◆ **Work required**
Type out the data exactly as given. Skip any image.

——

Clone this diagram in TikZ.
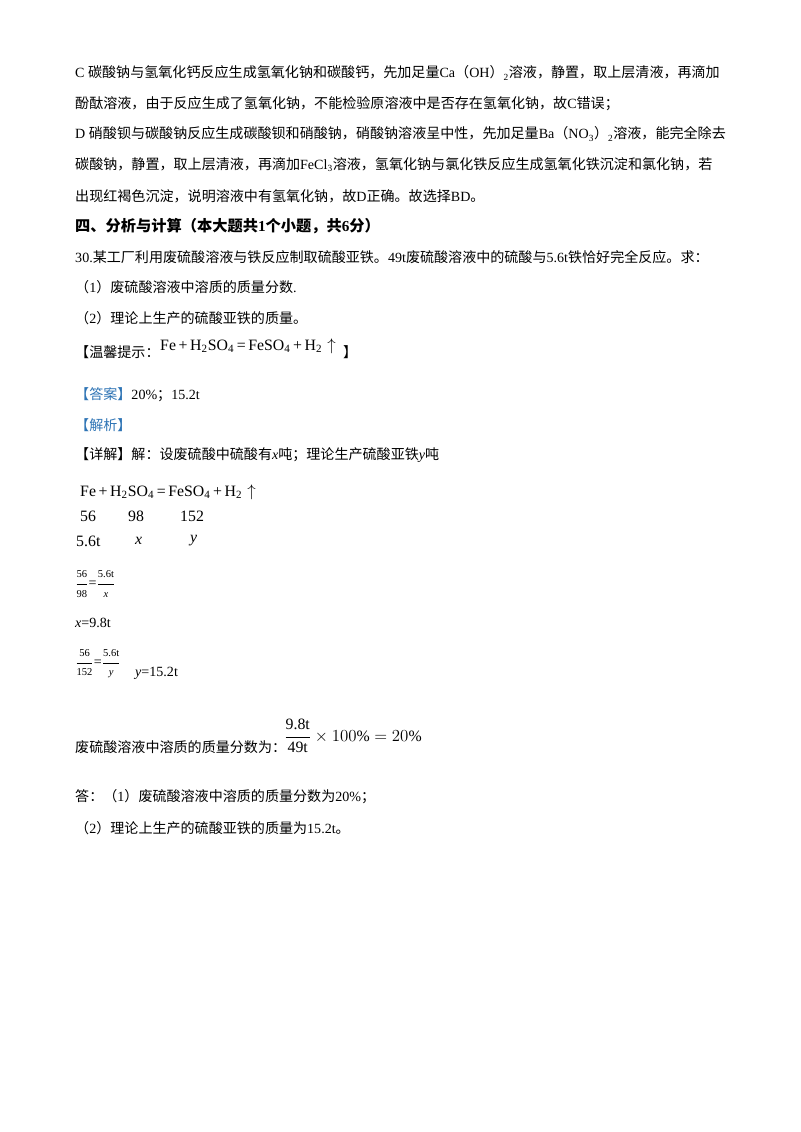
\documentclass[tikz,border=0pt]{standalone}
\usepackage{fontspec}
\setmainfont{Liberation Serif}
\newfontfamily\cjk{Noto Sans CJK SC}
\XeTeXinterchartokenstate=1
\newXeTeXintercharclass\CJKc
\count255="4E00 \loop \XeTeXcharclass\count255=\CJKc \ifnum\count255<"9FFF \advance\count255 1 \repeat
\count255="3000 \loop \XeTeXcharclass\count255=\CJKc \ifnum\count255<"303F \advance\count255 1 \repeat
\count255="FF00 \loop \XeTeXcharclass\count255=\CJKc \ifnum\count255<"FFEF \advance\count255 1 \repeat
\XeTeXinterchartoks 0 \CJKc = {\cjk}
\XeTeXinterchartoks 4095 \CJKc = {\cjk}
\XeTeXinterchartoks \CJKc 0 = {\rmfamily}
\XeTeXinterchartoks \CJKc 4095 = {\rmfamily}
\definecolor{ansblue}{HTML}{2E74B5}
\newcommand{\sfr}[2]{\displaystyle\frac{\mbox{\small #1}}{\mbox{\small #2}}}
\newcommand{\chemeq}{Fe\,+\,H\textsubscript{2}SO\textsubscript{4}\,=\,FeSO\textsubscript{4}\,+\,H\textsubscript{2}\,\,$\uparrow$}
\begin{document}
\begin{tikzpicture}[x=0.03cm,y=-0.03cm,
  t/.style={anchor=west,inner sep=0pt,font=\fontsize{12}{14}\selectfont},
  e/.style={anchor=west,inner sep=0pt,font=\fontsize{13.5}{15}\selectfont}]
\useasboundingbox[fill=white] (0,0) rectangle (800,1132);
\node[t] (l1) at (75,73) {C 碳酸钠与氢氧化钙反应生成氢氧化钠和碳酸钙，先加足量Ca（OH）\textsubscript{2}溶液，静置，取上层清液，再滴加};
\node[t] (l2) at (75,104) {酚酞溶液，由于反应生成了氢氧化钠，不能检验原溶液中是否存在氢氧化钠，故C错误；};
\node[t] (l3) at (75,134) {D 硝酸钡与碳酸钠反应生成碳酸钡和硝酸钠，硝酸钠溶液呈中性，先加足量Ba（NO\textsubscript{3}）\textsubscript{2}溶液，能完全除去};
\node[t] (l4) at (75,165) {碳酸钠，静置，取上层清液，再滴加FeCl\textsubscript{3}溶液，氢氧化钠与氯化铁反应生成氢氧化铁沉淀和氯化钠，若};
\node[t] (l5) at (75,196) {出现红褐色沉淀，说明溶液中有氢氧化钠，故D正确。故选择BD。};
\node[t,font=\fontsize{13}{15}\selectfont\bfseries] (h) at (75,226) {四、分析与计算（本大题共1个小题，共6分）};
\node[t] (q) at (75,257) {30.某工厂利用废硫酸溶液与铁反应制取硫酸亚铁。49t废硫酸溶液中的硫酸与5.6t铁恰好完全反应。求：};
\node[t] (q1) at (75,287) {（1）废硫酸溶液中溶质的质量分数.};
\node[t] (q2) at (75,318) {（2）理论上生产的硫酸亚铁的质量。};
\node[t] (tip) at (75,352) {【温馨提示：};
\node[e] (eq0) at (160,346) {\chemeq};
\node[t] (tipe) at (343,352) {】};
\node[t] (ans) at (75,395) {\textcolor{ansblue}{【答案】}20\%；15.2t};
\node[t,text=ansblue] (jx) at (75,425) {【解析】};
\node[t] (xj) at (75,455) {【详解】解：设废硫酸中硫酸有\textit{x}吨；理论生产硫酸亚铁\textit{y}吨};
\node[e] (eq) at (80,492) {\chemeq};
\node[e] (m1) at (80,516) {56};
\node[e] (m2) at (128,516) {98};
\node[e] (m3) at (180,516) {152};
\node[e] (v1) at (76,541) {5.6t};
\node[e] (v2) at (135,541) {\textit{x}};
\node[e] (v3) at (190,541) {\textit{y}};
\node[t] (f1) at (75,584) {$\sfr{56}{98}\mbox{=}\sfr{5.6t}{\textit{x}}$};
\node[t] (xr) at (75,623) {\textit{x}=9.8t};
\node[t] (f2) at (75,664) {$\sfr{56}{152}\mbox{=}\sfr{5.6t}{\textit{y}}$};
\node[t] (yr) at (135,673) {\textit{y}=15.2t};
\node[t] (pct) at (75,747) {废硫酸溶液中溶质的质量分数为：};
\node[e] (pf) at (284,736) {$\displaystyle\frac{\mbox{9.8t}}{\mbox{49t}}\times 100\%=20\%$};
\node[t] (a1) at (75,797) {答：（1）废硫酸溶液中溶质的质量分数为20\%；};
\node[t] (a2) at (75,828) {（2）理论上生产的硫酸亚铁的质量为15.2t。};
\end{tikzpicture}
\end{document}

——

◆ **The response**
Clone this diagram in TikZ.
\documentclass[tikz,border=0pt]{standalone}
\usepackage{fontspec}
\setmainfont{Liberation Serif}
\newfontfamily\cjk{Noto Sans CJK SC}
\XeTeXinterchartokenstate=1
\newXeTeXintercharclass\CJKc
\count255="4E00 \loop \XeTeXcharclass\count255=\CJKc \ifnum\count255<"9FFF \advance\count255 1 \repeat
\count255="3000 \loop \XeTeXcharclass\count255=\CJKc \ifnum\count255<"303F \advance\count255 1 \repeat
\count255="FF00 \loop \XeTeXcharclass\count255=\CJKc \ifnum\count255<"FFEF \advance\count255 1 \repeat
\XeTeXinterchartoks 0 \CJKc = {\cjk}
\XeTeXinterchartoks 4095 \CJKc = {\cjk}
\XeTeXinterchartoks \CJKc 0 = {\rmfamily}
\XeTeXinterchartoks \CJKc 4095 = {\rmfamily}
\definecolor{ansblue}{HTML}{2E74B5}
\newcommand{\sfr}[2]{\displaystyle\frac{\mbox{\small #1}}{\mbox{\small #2}}}
\newcommand{\chemeq}{Fe\,+\,H\textsubscript{2}SO\textsubscript{4}\,=\,FeSO\textsubscript{4}\,+\,H\textsubscript{2}\,\,$\uparrow$}
\begin{document}
\begin{tikzpicture}[x=0.03cm,y=-0.03cm,
  t/.style={anchor=west,inner sep=0pt,font=\fontsize{12}{14}\selectfont},
  e/.style={anchor=west,inner sep=0pt,font=\fontsize{13.5}{15}\selectfont}]
\useasboundingbox[fill=white] (0,0) rectangle (800,1132);
\node[t] (l1) at (75,73) {C 碳酸钠与氢氧化钙反应生成氢氧化钠和碳酸钙，先加足量Ca（OH）\textsubscript{2}溶液，静置，取上层清液，再滴加};
\node[t] (l2) at (75,104) {酚酞溶液，由于反应生成了氢氧化钠，不能检验原溶液中是否存在氢氧化钠，故C错误；};
\node[t] (l3) at (75,134) {D 硝酸钡与碳酸钠反应生成碳酸钡和硝酸钠，硝酸钠溶液呈中性，先加足量Ba（NO\textsubscript{3}）\textsubscript{2}溶液，能完全除去};
\node[t] (l4) at (75,165) {碳酸钠，静置，取上层清液，再滴加FeCl\textsubscript{3}溶液，氢氧化钠与氯化铁反应生成氢氧化铁沉淀和氯化钠，若};
\node[t] (l5) at (75,196) {出现红褐色沉淀，说明溶液中有氢氧化钠，故D正确。故选择BD。};
\node[t,font=\fontsize{13}{15}\selectfont\bfseries] (h) at (75,226) {四、分析与计算（本大题共1个小题，共6分）};
\node[t] (q) at (75,257) {30.某工厂利用废硫酸溶液与铁反应制取硫酸亚铁。49t废硫酸溶液中的硫酸与5.6t铁恰好完全反应。求：};
\node[t] (q1) at (75,287) {（1）废硫酸溶液中溶质的质量分数.};
\node[t] (q2) at (75,318) {（2）理论上生产的硫酸亚铁的质量。};
\node[t] (tip) at (75,352) {【温馨提示：};
\node[e] (eq0) at (160,346) {\chemeq};
\node[t] (tipe) at (343,352) {】};
\node[t] (ans) at (75,395) {\textcolor{ansblue}{【答案】}20\%；15.2t};
\node[t,text=ansblue] (jx) at (75,425) {【解析】};
\node[t] (xj) at (75,455) {【详解】解：设废硫酸中硫酸有\textit{x}吨；理论生产硫酸亚铁\textit{y}吨};
\node[e] (eq) at (80,492) {\chemeq};
\node[e] (m1) at (80,516) {56};
\node[e] (m2) at (128,516) {98};
\node[e] (m3) at (180,516) {152};
\node[e] (v1) at (76,541) {5.6t};
\node[e] (v2) at (135,541) {\textit{x}};
\node[e] (v3) at (190,541) {\textit{y}};
\node[t] (f1) at (75,584) {$\sfr{56}{98}\mbox{=}\sfr{5.6t}{\textit{x}}$};
\node[t] (xr) at (75,623) {\textit{x}=9.8t};
\node[t] (f2) at (75,664) {$\sfr{56}{152}\mbox{=}\sfr{5.6t}{\textit{y}}$};
\node[t] (yr) at (135,673) {\textit{y}=15.2t};
\node[t] (pct) at (75,747) {废硫酸溶液中溶质的质量分数为：};
\node[e] (pf) at (284,736) {$\displaystyle\frac{\mbox{9.8t}}{\mbox{49t}}\times 100\%=20\%$};
\node[t] (a1) at (75,797) {答：（1）废硫酸溶液中溶质的质量分数为20\%；};
\node[t] (a2) at (75,828) {（2）理论上生产的硫酸亚铁的质量为15.2t。};
\end{tikzpicture}
\end{document}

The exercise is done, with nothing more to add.